What to do: Write out exactly, please, every line from the beginning of the entries to the line holding "from matplotlib import font_manager", and no pictures.

Input:
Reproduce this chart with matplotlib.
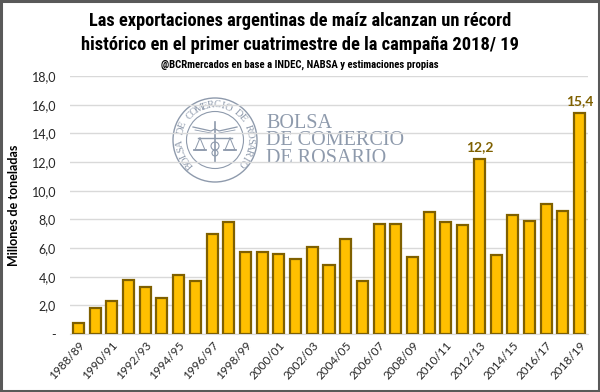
import numpy as np
import matplotlib
matplotlib.use("Agg")
import matplotlib.pyplot as plt
from matplotlib.patches import Rectangle, Circle
from matplotlib import font_manager

campaigns = ["1988/89", "1989/90", "1990/91", "1991/92", "1992/93", "1993/94", "1994/95",
             "1995/96", "1996/97", "1997/98", "1998/99", "1999/00", "2000/01", "2001/02",
             "2002/03", "2003/04", "2004/05", "2005/06", "2006/07", "2007/08", "2008/09",
             "2009/10", "2010/11", "2011/12", "2012/13", "2013/14", "2014/15", "2015/16",
             "2016/17", "2017/18", "2018/19"]
exports = [0.8, 1.8, 2.3, 3.8, 3.3, 2.5, 4.1, 3.7, 7.0, 7.8, 5.7, 5.7, 5.6, 5.2,
           6.1, 4.8, 6.6, 3.7, 7.7, 7.7, 5.4, 8.5, 7.8, 7.6, 12.2, 5.5, 8.3, 7.9,
           9.1, 8.6, 15.4]
labelled = {"2012/13": "12,2", "2018/19": "15,4"}
yticks = [0, 2, 4, 6, 8, 10, 12, 14, 16, 18]
ytick_labels = ["-", "2,0", "4,0", "6,0", "8,0", "10,0", "12,0", "14,0", "16,0", "18,0"]

title_lines = ["Las exportaciones argentinas de maíz alcanzan un récord",
               "histórico en el primer cuatrimestre de la campaña 2018/ 19"]
subtitle = "@BCRmercados en base a INDEC, NABSA y estimaciones propias"
ylabel = "Millones de toneladas"

W, H = 600, 392
fig = plt.figure(figsize=(W / 100, H / 100), dpi=100)
fig.patch.set_facecolor("white")
renderer = fig.canvas.get_renderer()

installed = {f.name for f in font_manager.fontManager.ttflist}
cands = ["Liberation Sans Narrow", "DejaVu Sans Condensed", "Roboto Condensed",
         "Open Sans Condensed", "Roboto", "Lato"]
narrow_name = next((c for c in cands if c in installed), "DejaVu Sans")
narrow = [narrow_name, "DejaVu Sans"]
body = ["Lato", "DejaVu Sans"]


def fit_text(t, target_w):
    w = t.get_window_extent(renderer).width
    t.set_fontsize(t.get_fontsize() * target_w / w)


L, R, T, B = 70, 588, 76, 334
ax = fig.add_axes([L / W, 1 - B / H, (R - L) / W, (B - T) / H])

ov = fig.add_axes([0, 0, 1, 1], zorder=0)
ov.set_xlim(0, W)
ov.set_ylim(0, H)
ov.axis("off")
ax.set_zorder(1)
ax.patch.set_alpha(0)

x = np.arange(len(campaigns))
ax.bar(x, exports, width=0.66, color="#FFC000", edgecolor="#7F6000", linewidth=1.6, zorder=3)
for i, c in enumerate(campaigns):
    if c in labelled:
        ax.annotate(labelled[c], (x[i], exports[i]), xytext=(0, 4.5), textcoords="offset points",
                    ha="center", va="bottom", fontsize=10, fontweight="bold",
                    family=body, color="#7F6000")

ax.set_xlim(-0.5, len(campaigns) - 0.5)
ax.set_ylim(0, 18)
ax.set_yticks(yticks)
ax.set_yticklabels(ytick_labels, fontsize=9, color="#262626", family=body)
ax.yaxis.grid(True, color="#D9D9D9", linewidth=1, zorder=0)
ax.set_axisbelow(True)
for s in ["top", "right", "left"]:
    ax.spines[s].set_visible(False)
ax.spines["bottom"].set_color("#D9D9D9")
ax.tick_params(axis="y", length=0, pad=10)
ax.tick_params(axis="x", length=0, pad=4)
ax.set_xticks(x[::2])
ax.set_xticklabels(campaigns[::2], rotation=48, ha="right", rotation_mode="anchor",
                   fontsize=8.5, color="#262626", family=body)
ax.set_ylabel(ylabel, fontsize=9, fontweight="bold", color="black", family=body)
ax.yaxis.set_label_coords((20 - L) / (R - L), 0.5)

t1 = fig.text(0.5, 1 - 21 / H, title_lines[0], ha="center", va="center", fontsize=14,
              fontweight="bold", family=narrow, color="black")
t2 = fig.text(0.5, 1 - 44.5 / H, title_lines[1], ha="center", va="center", fontsize=14,
              fontweight="bold", family=narrow, color="black")
t3 = fig.text(0.5, 1 - 65 / H, subtitle, ha="center", va="center", fontsize=8,
              fontweight="bold", family=narrow, color="black")
fit_text(t1, 424)
fit_text(t2, 440)
fit_text(t3, 281)

# watermark logo
lc = "#8E9AAC"
cx, cy = 215, H - 140
ov.add_patch(Circle((cx, cy), 42, fill=False, edgecolor=lc, linewidth=1.0))
ov.add_patch(Circle((cx, cy), 28.5, fill=False, edgecolor=lc, linewidth=0.8))
ring = "BOLSA DE COMERCIO DE ROSARIO"
angs = np.linspace(224, -40, len(ring))
for ch, a in zip(ring, angs):
    r = np.deg2rad(a)
    ov.text(cx + 35 * np.cos(r), cy + 35 * np.sin(r), ch, rotation=a - 90,
            ha="center", va="center", fontsize=7.5, family="Liberation Serif", color=lc,
            rotation_mode="anchor")
ov.plot([cx, cx], [cy - 22, cy + 18], color=lc, lw=1.2)
ov.plot([cx - 17, cx + 17], [cy + 2, cy + 2], color=lc, lw=1.0)
ov.plot([cx - 22, cx - 4, cx], [cy + 13, cy + 9, cy + 11], color=lc, lw=0.9)
ov.plot([cx + 22, cx + 4, cx], [cy + 13, cy + 9, cy + 11], color=lc, lw=0.9)
ov.plot([cx - 20, cx - 4], [cy + 10, cy + 7], color=lc, lw=0.6)
ov.plot([cx + 20, cx + 4], [cy + 10, cy + 7], color=lc, lw=0.6)
for sx in (-15, 15):
    ov.plot([cx + sx, cx + sx - 5, cx + sx + 5, cx + sx], [cy + 2, cy - 10, cy - 10, cy + 2],
            color=lc, lw=0.7)
    ov.plot([cx + sx - 6, cx + sx + 6], [cy - 10, cy - 10], color=lc, lw=1.3)
ov.add_patch(Circle((cx, cy - 6), 4, fill=False, edgecolor=lc, lw=0.8))
ov.add_patch(Circle((cx, cy - 13), 3, fill=False, edgecolor=lc, lw=0.8))
ov.text(266, H - 114, "BOLSA\nDE COMERCIO\nDE ROSARIO", ha="left", va="top",
        fontsize=14.5, linespacing=0.88, family="Liberation Serif", color=lc)

fig.add_artist(Rectangle((0.001, 0.002), 0.997, 0.996, transform=fig.transFigure,
                         fill=False, edgecolor="#595959", linewidth=2.2))

fig.savefig("out.png", dpi=100)
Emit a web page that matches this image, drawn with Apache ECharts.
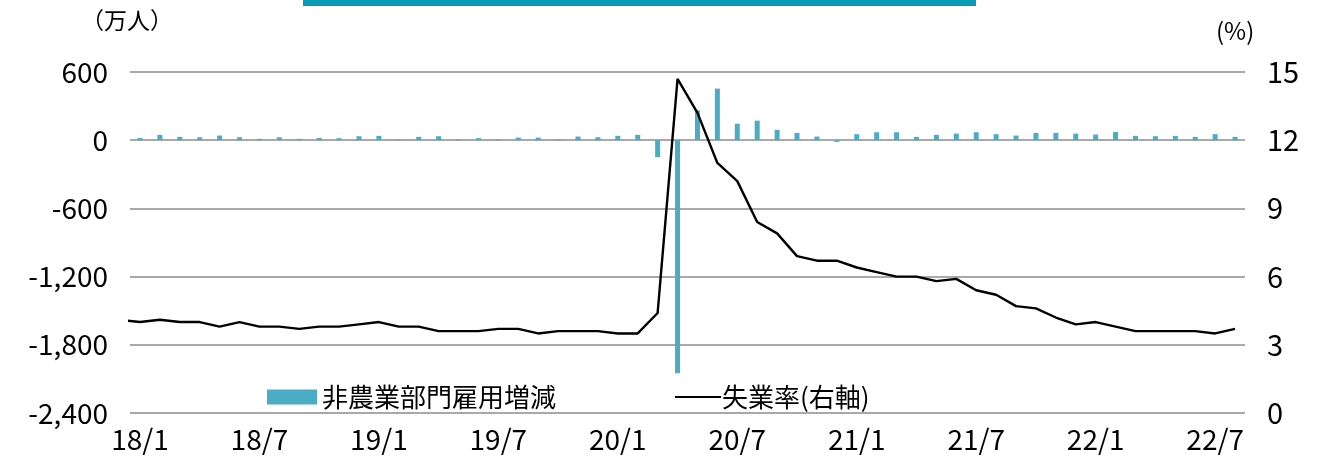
<!DOCTYPE html>
<html>
<head>
<meta charset="utf-8">
<script src="https://cdn.jsdelivr.net/npm/echarts@6/dist/echarts.min.js"></script>
<style>
html,body{margin:0;padding:0;background:#fff;}
#c{width:1319px;height:457px;}
</style>
</head>
<body>
<div id="c"></div>
<script>
// Months Jan 2018 - Aug 2022
const categories = [
  '18/1','18/2','18/3','18/4','18/5','18/6','18/7','18/8','18/9','18/10','18/11','18/12',
  '19/1','19/2','19/3','19/4','19/5','19/6','19/7','19/8','19/9','19/10','19/11','19/12',
  '20/1','20/2','20/3','20/4','20/5','20/6','20/7','20/8','20/9','20/10','20/11','20/12',
  '21/1','21/2','21/3','21/4','21/5','21/6','21/7','21/8','21/9','21/10','21/11','21/12',
  '22/1','22/2','22/3','22/4','22/5','22/6','22/7','22/8'
];
// Nonfarm payroll change (10k persons)
const payrolls = [
  20, 47, 29, 26, 41, 26, 12, 26, 12, 20, 18, 35,
  38, 9, 29, 35, 9, 18, 9, 23, 23, 9, 32, 26,
  38, 47, -149, -2050, 263, 454, 145, 172, 91, 64, 32, -15,
  53, 70, 70, 29, 47, 58, 70, 53, 41, 64, 64, 58,
  50, 73, 38, 35, 38, 29, 53, 29
];
// Unemployment rate (%), Jan 2018 - Aug 2022
const unemployment = [
  4.0, 4.1, 4.0, 4.0, 3.8, 4.0, 3.8, 3.8, 3.7, 3.8, 3.8, 3.9,
  4.0, 3.8, 3.8, 3.6, 3.6, 3.6, 3.7, 3.7, 3.5, 3.6, 3.6, 3.6,
  3.5, 3.5, 4.4, 14.7, 13.2, 11.0, 10.2, 8.4, 7.9, 6.9, 6.7, 6.7,
  6.4, 6.2, 6.0, 6.0, 5.8, 5.9, 5.4, 5.2, 4.7, 4.6, 4.2, 3.9,
  4.0, 3.8, 3.6, 3.6, 3.6, 3.6, 3.5, 3.7
];
// Unemployment rate for the month before the window (Dec 2017); the line runs in from the plot edge
const unemploymentPrev = [4.1];
const seriesNames = ['非農業部門雇用増減', '失業率(右軸)'];
const leftUnit = '（万人）';
const rightUnit = '(%)';

const lineData = [[-1, unemploymentPrev[0]]].concat(unemployment.map((v, i) => [i, v]));

const FONT = '"Noto Sans CJK JP", "Noto Sans", sans-serif';
const chart = echarts.init(document.getElementById('c'), null, {renderer: 'canvas'});
chart.setOption({
  animation: false,
  backgroundColor: '#fff',
  textStyle: {fontFamily: FONT},
  grid: {left: 130, right: 74, top: 72, bottom: 44, containLabel: false},
  graphic: [
    {type: 'rect', left: 303, top: 0, shape: {width: 673, height: 6}, style: {fill: '#079bb5'}},
    {type: 'text', left: 81, top: 9, style: {text: leftUnit, font: '23px ' + FONT, fill: '#000'}},
    {type: 'text', left: 1216, top: 19, style: {text: rightUnit, font: '24px ' + FONT, fill: '#000'}}
  ],
  legend: [
    {
      data: [seriesNames[0]], left: 262, top: 379, itemWidth: 50, itemHeight: 15,
      icon: 'rect', textStyle: {fontSize: 26, color: '#000', fontFamily: FONT}, itemGap: 6,
      selectedMode: false
    },
    {
      data: [seriesNames[1]], left: 670, top: 379, itemWidth: 46, itemHeight: 2,
      icon: 'rect', textStyle: {fontSize: 26, color: '#000', fontFamily: FONT, padding: [0,0,0,-4]},
      selectedMode: false, itemStyle: {color: '#000'}
    }
  ],
  xAxis: [
    {
      type: 'category',
      data: categories,
      boundaryGap: true,
      axisLine: {show: false},
      axisTick: {show: false},
      axisLabel: {interval: 5, fontSize: 28, color: '#000', margin: 12, fontFamily: FONT}
    },
    {
      type: 'value', min: -0.5, max: categories.length - 0.5, show: false
    }
  ],
  yAxis: [
    {
      type: 'value', min: -2400, max: 600, interval: 600,
      axisLine: {show: false}, axisTick: {show: false},
      splitLine: {lineStyle: {color: '#8c8c8c', width: 1.5}},
      axisLabel: {
        fontSize: 28, color: '#000', margin: 22, fontFamily: FONT,
        formatter: v => v.toLocaleString('en-US')
      }
    },
    {
      type: 'value', min: 0, max: 15, interval: 3, position: 'right',
      axisLine: {show: false}, axisTick: {show: false}, splitLine: {show: false},
      axisLabel: {fontSize: 29, color: '#000', margin: 22, fontFamily: FONT}
    }
  ],
  series: [
    {
      name: seriesNames[0], type: 'bar', data: payrolls, xAxisIndex: 0, yAxisIndex: 0,
      barWidth: 5, itemStyle: {color: '#4bacc6'}
    },
    {
      name: seriesNames[1], type: 'line', data: lineData, xAxisIndex: 1, yAxisIndex: 1,
      clip: true, showSymbol: false, symbol: 'none', lineStyle: {color: '#000', width: 2.4},
      itemStyle: {color: '#000'}
    }
  ]
});
</script>
</body>
</html>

Task answer:
Reproduce this chart with matplotlib.
import numpy as np
import matplotlib
matplotlib.use("Agg")
import matplotlib.pyplot as plt
from matplotlib.patches import Rectangle, Circle
from matplotlib import font_manager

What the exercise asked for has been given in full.